Bateri daha havalıydı…
Emre: Ben 10 yaşlarımda gitar çalmaya başladım. Sonradan lisede daha havalı göründüğünü düşündüğüm için bateriye geçtim. Lise boyunca çeşitli gruplarla cover çaldıktan sonra lise sona doğru kendi şarkılarımı yazmaya başladım ve tekrardan gitara ve piyanoya yöneldim. Sonrasında benimle aynı liseden olan Gökçen Gökkaya(bas gitar), Eren Tekeler(davul) ve Egemen Can(gitar)ile Yokyer’i oluşturduk. Bir albüm edecek kadar şarkı biriktiğinde kayda girmeye karar verdik fakat Eren ile yollarımızı ayırmak durumunda kaldık. Kayıtlarda Gediz Kamçıcı eşlik etti ardından da konserler için öğrencisi Umut Tan Sevgiyi bize önerdi. Bir süre sonra Gökçen ve Egemen üniversite için şehir dışına gidip gruptan ayrılmak durumunda kaldılar. Yaklaşık bir yıl boyunca çeşitli denemelerden sonra bas gitara liseden eski grup arkadaşım Burak Tufan gitara ise Nihat Can Gültekin geldi. Yaklaşık bir yılda çok yoğun bir üretim sürecinden sonra 2019 sonbaharında Orçun Ayata prodüktörlüğünde, PÜR Stüdyolarında ikinci albümümüz olan “şizofreni.” yi kaydettik. Kayıttan hemen sonra Nihat ile yollarımızı ayırmak durumunda kaldık ve güncel halimize ulaştık.

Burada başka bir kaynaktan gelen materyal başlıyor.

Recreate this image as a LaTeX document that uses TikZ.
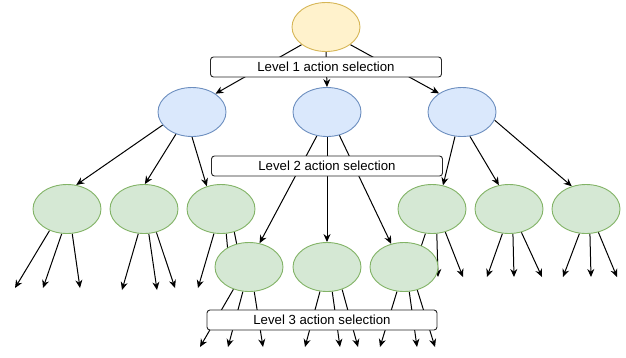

Şarkılarınızın üretim ve kayıt süreçleri nasıl ilerliyor? Bu süreçlerde sizi besleyen motivasyonlarınız neler ?
Emre: Genelde kafamda bir melodi ya da ilginç olduğunu düşündüğüm bir akor progresyonuyla şarkıya başlıyorum ve üstüne anlamsız kelimelerle bir vokal melodisi yazıyorum, sonrasında şarkı bana ne hissettiriyorsa ona göre sözler yazıp gitarla veya piyanoyla şarkıyı genel hatlarıyla kaydedip yolluyorum. Sonra stüdyoya giriyoruz ve o şarkıyı (hatta çoğu zaman şarkıları) bitirene kadar çalıyoruz. Ardından stüdyoda üstünkörü aldığımız kayıt üzerinden yeni fikirler düşünüp tartışarak yavaş yavaş şarkıyı son haline getiriyoruz. Son halinden emin olduğumuz şarkıları da refleksif çalabilene kadar birlikte prova edip kaydımızı alıyoruz.
“Gördüğümüz ışığın ve esinlenmelerin peşinde koşuyoruz”…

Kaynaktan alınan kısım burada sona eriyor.